Los húngaros
Aunque son pocas las posibilidades de que la literatura de un país trascienda cuando no se es fuerte en términos económicos y políticos, y más aún cuando la lengua es hablada por muy pocos, ya va siendo costumbre que cada tanto salte un húngaro y nos quedemos con la boca abierta, fascinados por la elegancia, el dolor o la radicalidad. El 2002, Imre Kertész obtuvo el Premio Nobel por una obra que debe ser leída mucho más allá de su contexto histórico y contenido biográfico, de Auschwitz y el comunismo. Su mirada, irónica, sensible y despiadada por igual, coloca ante uno temas muy contemporáneos, como la identidad de alguien que se siente extranjero en todas partes o de quien vive "marcado" por su condición de víctima.

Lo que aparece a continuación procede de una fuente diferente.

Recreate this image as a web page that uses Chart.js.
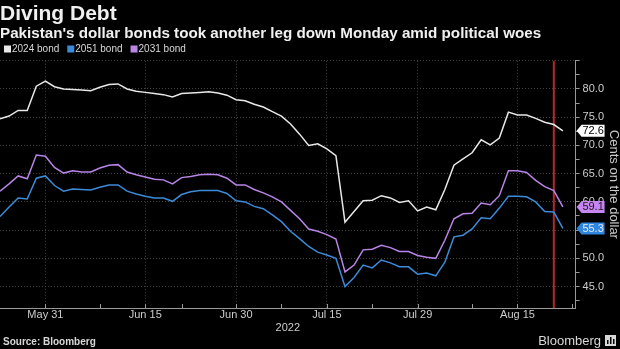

Por esos mismos años fue el estallido del fenómeno Márai, que muchos vieron con suspicacia, porque era comercializado con la etiqueta de mártir. Pero Sándor Márai dominaba a la perfección la construcción de personajes y escenarios clausurados, indagaba en las heridas afectivas con agudeza y dosificaba la tensión sicológica con maestría. Su obra pegó mucho más que la de Kertész, o que la de Péter Nádas, Magda Szabó y Péter Esterházy, por nombrar otros escritores que gozan de enorme reconocimiento crítico.
En esta línea camina László Krasznahorkai, ganador el 2015 del Man Booker Prize y candidato al Nobel. Quizá sea el más original y también difícil de los narradores húngaros, con sus frases serpenteantes, que avanzan y retroceden, donde no hay punto aparte durante varias páginas.
Tango satánico, su primera obra, narra el ocaso de una comunidad rural que espera la llegada de Irimiás, un sujeto misterioso, que algunos incluso daban por muerto, en el que todos han depositado sus esperanzas para salir de la ruina. La novela tiene algo de delirio alcohólico y también de revelación religiosa, por esa fe ciega en que alguien podrá salvarlos.
Un clima que comparte Guerra y guerra, donde un historiador descubre un manuscrito que cambia su vida para siempre, al extremo de que parte a Nueva York, con el fin de dar a conocer esa historia alucinante, en la que cuatro hombres son trasladados en el tiempo y el espacio para colocarlos "en algún lugar que prometiera la paz". Pero después de la guerra no hay sino otra guerra, y es probable que el propio autor del manuscrito haya enloquecido al no ver salida y constatar que la civilización, todo lo que ha enorgullecido al ser humano, sería borrado por el impulso infatigable de dominio y destrucción.
A no engañarse: parecerá que Krasznahorkai reconstruye el pasado, pero en realidad está hablando del presente. Y lo hace de una forma aterradora y bella, igual que sus precursores: Dostoievski, Kafka y Beckett. Leerlo deja una huella profunda; es una experiencia que implica llegar al fondo de la soledad, la locura y la comicidad que esconde la tragedia.